15 AUGUST 1914, Page 16

THE CORPS OF GUIDES.

[To THE EDITOR or THE "SPECTATOR."1 SIR; I have just seen our Chief Guide, and suggested to him that we should largely increase our numbers, for in remote country districts such as my own there are many individuals who are eager and anxious to serve their country, yet are not able to enlist or join the Territorials. The Chief Guide said : "Enlist as many as you can." This at once I am about to do on my return home to-night, and I hope to enlist a goodly number and arrange for them to come to our village miniature rifle range and practise shooting. They will thus—over and above being Guides—form a nucleus whence might be drawn a further contingent of men who might be able to assist the Territorials in time of need.
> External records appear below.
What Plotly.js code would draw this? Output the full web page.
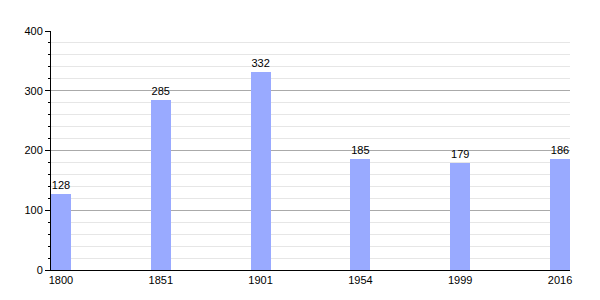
<!DOCTYPE html>
<html><head><meta charset="utf-8">
<script src="https://cdn.plot.ly/plotly-3.0.1.min.js"></script>
<style>html,body{margin:0;padding:0;background:#fff}</style>
</head><body><div id="chart" style="width:600px;height:300px"></div>
<script>
const years = ['1800','1851','1901','1954','1999','2016'];
const population = [128,285,332,185,179,186];

Plotly.newPlot('chart', [{
  type: 'bar',
  x: years,
  y: population,
  width: 0.2,
  marker: {color: '#99aaff', line: {width: 0}},
  text: population.map(String),
  textposition: 'outside',
  textfont: {family: 'Liberation Sans, Arial, sans-serif', size: 11, color: '#000'},
  cliponaxis: false,
  hoverinfo: 'none'
}], {
  width: 600, height: 300,
  margin: {l: 51, r: 30, t: 31, b: 30},
  paper_bgcolor: '#fff', plot_bgcolor: '#fff',
  showlegend: false,
  font: {family: 'Liberation Sans, Arial, sans-serif', size: 11, color: '#000'},
  xaxis: {
    type: 'category', range: [-0.1, 5.1],
    showline: true, linecolor: '#000', linewidth: 1,
    showgrid: false, ticks: '', zeroline: false, fixedrange: true,
    tickfont: {size: 11}
  },
  yaxis: {
    range: [0, 400], dtick: 100,
    showline: true, linecolor: '#000', linewidth: 1,
    ticks: 'outside', ticklen: 5, tickcolor: '#000',
    gridcolor: '#aaaaaa', gridwidth: 1, zeroline: false,
    minor: {dtick: 20, ticks: 'outside', ticklen: 2, tickcolor: '#000', showgrid: true, gridcolor: '#e6e6e6', gridwidth: 1},
    tickfont: {size: 11}
  },
  bargap: 0
}, {staticPlot: true, displayModeBar: false});
</script></body></html>
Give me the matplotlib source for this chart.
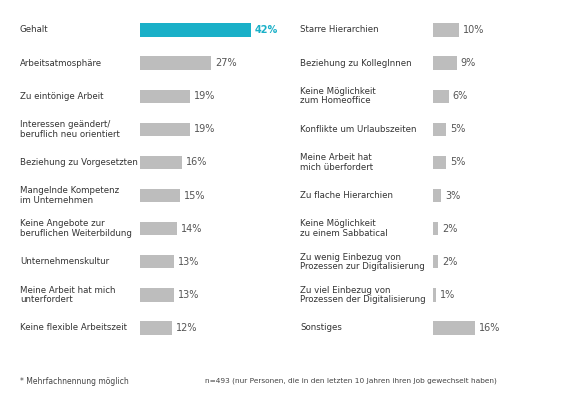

I shall hope to be able to furnish you next week with the results of my recruiting for the Corps of Guides, which the editor of the Spectator has done so much to encourage.—I am, Sir, &c.,

A NORTHUMBRIAN DISTRICT GUIDE.

[Capital. But care should be taken not to enlist as Guides any men under thirty. The business of men under thirty is to join Lord Kitchener's Second Army. Till we have got him his half-million there must be no joining by the young of corps meant for the old ; no choosing of soft jobs instead of the hard one of the firing line. We must have an Army before we have anything else.—En. Spectator.]